= Charlie Flannigan (stockman) =

First person to be legally executed in the Northern Territory of Australia

Charlie Flannigan (c. 1870 - 15 July 1893) was an Aboriginal Australian stockman from the then colony of Queensland who was the first person to be executed in the Northern Territory in 1893.

== Biography ==
Flannigan came to the Northern Territory in 1883, where he became a skilled stockman and jockey.

He shot dead the acting manager "Greenhide" Sam Croker of Auvergne Station, a remote Northern Territory cattle station on 20 September 1892, after Croker had shot dead an Aboriginal man.

He escaped to Western Australia, later turning himself in. He was transported to Darwin, where he was incarcerated in Darwin's Fannie Bay Gaol in 1893, and sentenced to death.

While waiting to be executed, over 10 months Flannigan did over 80 drawings, now held at the South Australian Museum.
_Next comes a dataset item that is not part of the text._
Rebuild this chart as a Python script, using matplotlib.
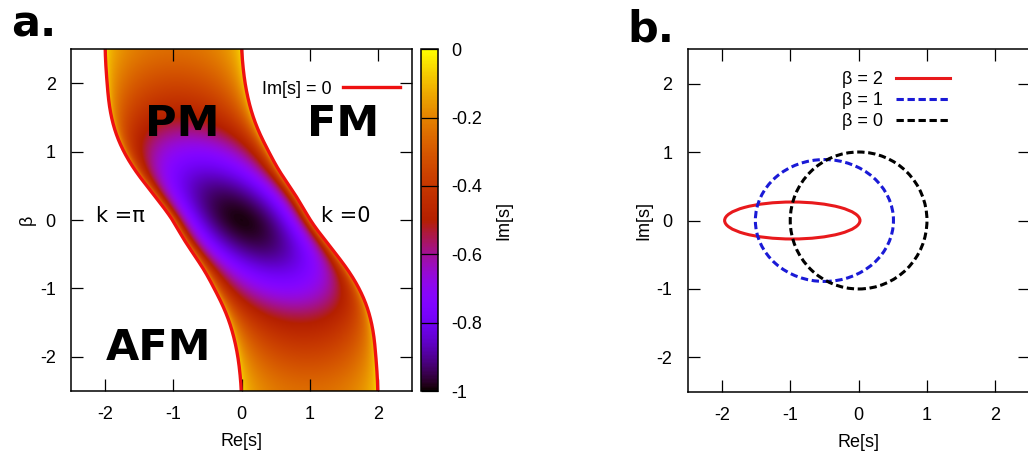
import matplotlib
matplotlib.use("Agg")
import matplotlib.pyplot as plt
from matplotlib.lines import Line2D
from matplotlib.patches import Ellipse
import numpy as np

plt.rcParams["font.family"] = ["Liberation Sans", "DejaVu Sans"]
plt.rcParams["axes.unicode_minus"] = False

# ---- panel a: band where Im[s] != 0 for beta >= 0
beta_pos = [0.0, 0.25, 0.5, 0.75, 1.0, 1.25, 1.5, 1.75, 2.0, 2.25, 2.5]
left_edge = [-1.0, -1.19, -1.39, -1.58, -1.73, -1.84, -1.91, -1.95, -1.97, -1.99, -2.0]
right_edge = [1.0, 0.87, 0.70, 0.53, 0.40, 0.27, 0.17, 0.10, 0.05, 0.02, 0.0]
im_depth = [1.0, 0.97, 0.91, 0.82, 0.72, 0.61, 0.50, 0.42, 0.35, 0.29, 0.24]

region_labels = ["PM", "FM", "AFM"]
region_re = [-0.87, 1.49, -1.22]
region_beta = [1.40, 1.40, -1.87]

k_labels = ["k =\u03c0", "k =0"]
k_re = [-1.77, 1.53]
k_beta = [0.06, 0.06]

cbar_ticks = [0, -0.2, -0.4, -0.6, -0.8, -1]
axis_ticks = [-2, -1, 0, 1, 2]

# ---- panel b: Im[s] vs Re[s] loops
loop_beta = [2, 1, 0]
loop_center = [-0.97, -0.50, 0.0]
loop_re_radius = [0.99, 1.01, 1.0]
loop_im_radius = [0.27, 0.89, 1.0]
loop_color = ["#e8191c", "#1a1ad6", "black"]
loop_style = ["-", (0, (2.4, 1.2)), (0, (2.4, 1.2))]


def mirrored_tables():
    b = np.array(beta_pos)
    lo = np.array(left_edge)
    hi = np.array(right_edge)
    d = np.array(im_depth)
    beta_full = np.concatenate([-b[::-1], b[1:]])
    lo_full = np.concatenate([-hi[::-1], lo[1:]])
    hi_full = np.concatenate([-lo[::-1], hi[1:]])
    d_full = np.concatenate([d[::-1], d[1:]])
    return beta_full, lo_full, hi_full, d_full


def smooth_curve(fine, xs, ys, sigma=0.12):
    # piecewise-linear through the read values, then a light gaussian blur
    y = np.interp(fine, xs, ys)
    step = fine[1] - fine[0]
    n = int(3 * sigma / step)
    t = np.arange(-n, n + 1) * step
    ker = np.exp(-0.5 * (t / sigma) ** 2)
    ker /= ker.sum()
    return np.convolve(np.pad(y, n, mode="edge"), ker, mode="valid")


def style_axes(ax):
    ax.set_xlim(-2.5, 2.5)
    ax.set_ylim(-2.5, 2.5)
    ax.set_xticks(axis_ticks)
    ax.set_yticks(axis_ticks)
    ax.tick_params(direction="in", length=8.5, width=0.9, top=True, right=True,
                   labelsize=13, pad=11)
    for sp in ax.spines.values():
        sp.set_linewidth(1.1)


def main():
    fig = plt.figure(figsize=(10.28, 4.61), dpi=100)
    W, H = 1028, 461
    ax_a = fig.add_axes([71 / W, 70 / H, 341 / W, 341.7 / H])
    cax = fig.add_axes([420.7 / W, 70 / H, 17 / W, 341.7 / H])
    ax_b = fig.add_axes([687.7 / W, 69.3 / H, 341.8 / W, 342.4 / H])

    # heat map of Im[s]
    beta_full, lo_full, hi_full, d_full = mirrored_tables()
    fine = np.linspace(-2.5, 2.5, 1001)
    lo_s = smooth_curve(fine, beta_full, lo_full)
    hi_s = smooth_curve(fine, beta_full, hi_full)
    d_s = smooth_curve(fine, beta_full, d_full)

    re_grid = np.linspace(-2.5, 2.5, 900)
    beta_grid = np.linspace(-2.5, 2.5, 900)
    lo_row = np.interp(beta_grid, fine, lo_s)
    hi_row = np.interp(beta_grid, fine, hi_s)
    d_row = np.interp(beta_grid, fine, d_s)
    center = 0.5 * (lo_row + hi_row)[:, None]
    half = 0.5 * (hi_row - lo_row)[:, None]
    u = (re_grid[None, :] - center) / half
    field = -d_row[:, None] * np.clip(1 - u ** 2, 0, None) ** 0.42
    field = np.ma.masked_where(np.abs(u) >= 1, field)

    cmap = plt.get_cmap("gnuplot").copy()
    cmap.set_bad("white")
    im = ax_a.imshow(field, origin="lower", extent=[-2.5, 2.5, -2.5, 2.5],
                     cmap=cmap, vmin=-1, vmax=0, aspect="auto",
                     interpolation="bilinear")

    line, = ax_a.plot(lo_s, fine, color="#ee1111", lw=2.4, label="Im[s] = 0")
    ax_a.plot(hi_s, fine, color="#ee1111", lw=2.4)

    for txt, x, y in zip(region_labels, region_re, region_beta):
        ax_a.text(x, y, txt, ha="center", va="center", fontsize=31,
                  fontweight="bold", family="DejaVu Sans")
    for txt, x, y in zip(k_labels, k_re, k_beta):
        ax_a.text(x, y, txt, ha="center", va="center", fontsize=15,
                  family="DejaVu Sans")

    style_axes(ax_a)
    ax_a.set_xlabel("Re[s]", fontsize=13, labelpad=7)
    ax_a.set_ylabel("\u03b2", fontsize=13, labelpad=3)
    ax_a.legend(handles=[line], loc="center right",
                bbox_to_anchor=(0.965, 0.883), markerfirst=False,
                frameon=False, fontsize=13, handlelength=3.15,
                handletextpad=0.62, borderpad=0, borderaxespad=0)

    cb = fig.colorbar(im, cax=cax, ticks=cbar_ticks)
    cb.ax.set_yticklabels([f"{t:g}" for t in cbar_ticks])
    cb.ax.tick_params(direction="in", length=12.2, width=0.9, labelsize=13,
                      pad=9.4)
    cb.outline.set_linewidth(1.1)
    cb.set_label("Im[s]", fontsize=13, labelpad=10)

    # panel b loops
    handles = []
    for b, c, rx, ry, col, ls in zip(loop_beta, loop_center, loop_re_radius,
                                     loop_im_radius, loop_color, loop_style):
        ax_b.add_patch(Ellipse((c, 0), 2 * rx, 2 * ry, fill=False,
                               edgecolor=col, lw=2.2, linestyle=ls))
        handles.append(Line2D([], [], color=col, lw=2.2, linestyle=ls,
                              label=f"\u03b2 = {b}"))
    style_axes(ax_b)
    ax_b.set_xlabel("Re[s]", fontsize=13, labelpad=7)
    ax_b.set_ylabel("Im[s]", fontsize=13, labelpad=3)
    ax_b.legend(handles=handles, loc="upper right",
                bbox_to_anchor=(0.767, 0.936), markerfirst=False,
                frameon=False, fontsize=13, handlelength=3.0,
                handletextpad=0.7, borderpad=0, borderaxespad=0,
                labelspacing=0.22)

    fig.text(11 / W, 1 - 36.7 / H, "a.", fontsize=31, fontweight="bold",
             family="DejaVu Sans", va="baseline")
    fig.text(627 / W, 1 - 41.7 / H, "b.", fontsize=31, fontweight="bold",
             family="DejaVu Sans", va="baseline")

    fig.savefig("out.png", dpi=100)


if __name__ == "__main__":
    main()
He was executed just after 9:00am on 15 July 1893.

==Exhibition and book==
An exhibition of Flannigan's drawings titled A Little Bit of Justice: The Drawings of Charlie Flannigan was displayed at the Northern Territory Library in Parliament House in Darwin in 2021. An exhibition of the same name was mounted at the South Australian Museum from May to September 2023, with an accompanying book by Darwin researcher, curator and author, Donald Nawurlany Christophersen.